Task goal:
Will you repeat only the lines from the one with "Recreate this image" through the one with "ys = alt.Scale(domain=domain, nice=False, zero=False)", both included, leaving every picture out?

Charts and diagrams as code
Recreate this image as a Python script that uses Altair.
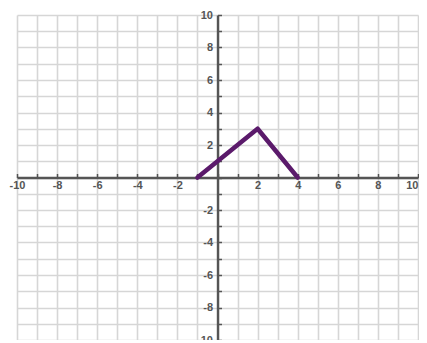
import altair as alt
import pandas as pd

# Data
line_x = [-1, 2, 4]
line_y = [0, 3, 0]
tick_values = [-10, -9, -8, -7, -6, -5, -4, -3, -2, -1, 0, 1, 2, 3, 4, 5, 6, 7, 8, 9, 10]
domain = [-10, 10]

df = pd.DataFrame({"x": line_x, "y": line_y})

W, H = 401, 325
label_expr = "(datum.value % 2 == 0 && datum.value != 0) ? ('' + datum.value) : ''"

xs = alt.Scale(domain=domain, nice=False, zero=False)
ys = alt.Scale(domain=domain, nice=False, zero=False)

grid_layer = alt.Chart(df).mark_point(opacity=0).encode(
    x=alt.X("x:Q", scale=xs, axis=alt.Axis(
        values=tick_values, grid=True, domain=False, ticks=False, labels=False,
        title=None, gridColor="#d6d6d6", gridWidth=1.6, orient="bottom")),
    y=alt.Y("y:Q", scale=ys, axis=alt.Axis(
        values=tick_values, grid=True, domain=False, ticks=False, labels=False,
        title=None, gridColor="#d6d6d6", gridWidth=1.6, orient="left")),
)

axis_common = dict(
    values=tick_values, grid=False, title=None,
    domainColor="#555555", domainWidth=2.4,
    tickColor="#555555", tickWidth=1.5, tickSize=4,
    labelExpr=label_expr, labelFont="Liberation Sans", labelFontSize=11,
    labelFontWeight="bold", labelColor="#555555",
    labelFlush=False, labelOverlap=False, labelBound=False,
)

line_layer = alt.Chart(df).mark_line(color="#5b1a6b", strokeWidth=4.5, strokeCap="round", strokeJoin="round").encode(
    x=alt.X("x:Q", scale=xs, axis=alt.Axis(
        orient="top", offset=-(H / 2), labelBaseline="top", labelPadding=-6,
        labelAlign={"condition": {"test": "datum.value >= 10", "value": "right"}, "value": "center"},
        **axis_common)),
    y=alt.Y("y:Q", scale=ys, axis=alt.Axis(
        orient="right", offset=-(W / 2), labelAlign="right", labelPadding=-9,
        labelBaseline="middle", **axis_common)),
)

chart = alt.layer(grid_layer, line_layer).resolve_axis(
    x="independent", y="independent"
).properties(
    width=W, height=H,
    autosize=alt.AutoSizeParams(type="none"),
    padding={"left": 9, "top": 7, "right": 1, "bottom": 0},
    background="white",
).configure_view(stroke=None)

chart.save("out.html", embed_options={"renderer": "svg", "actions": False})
* * *
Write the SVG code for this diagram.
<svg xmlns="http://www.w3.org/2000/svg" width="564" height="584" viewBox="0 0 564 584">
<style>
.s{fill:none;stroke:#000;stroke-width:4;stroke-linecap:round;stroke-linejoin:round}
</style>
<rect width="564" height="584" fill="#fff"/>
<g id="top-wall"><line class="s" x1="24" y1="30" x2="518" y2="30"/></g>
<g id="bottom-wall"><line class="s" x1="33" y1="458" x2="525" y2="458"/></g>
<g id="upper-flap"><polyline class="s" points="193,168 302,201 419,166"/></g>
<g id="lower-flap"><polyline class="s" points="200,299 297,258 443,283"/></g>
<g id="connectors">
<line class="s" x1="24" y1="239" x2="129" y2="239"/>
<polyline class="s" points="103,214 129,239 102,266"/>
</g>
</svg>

Answer to the exercise:
Recreate this image as a Python script that uses Altair.
import altair as alt
import pandas as pd

# Data
line_x = [-1, 2, 4]
line_y = [0, 3, 0]
tick_values = [-10, -9, -8, -7, -6, -5, -4, -3, -2, -1, 0, 1, 2, 3, 4, 5, 6, 7, 8, 9, 10]
domain = [-10, 10]

df = pd.DataFrame({"x": line_x, "y": line_y})

W, H = 401, 325
label_expr = "(datum.value % 2 == 0 && datum.value != 0) ? ('' + datum.value) : ''"

xs = alt.Scale(domain=domain, nice=False, zero=False)
ys = alt.Scale(domain=domain, nice=False, zero=False)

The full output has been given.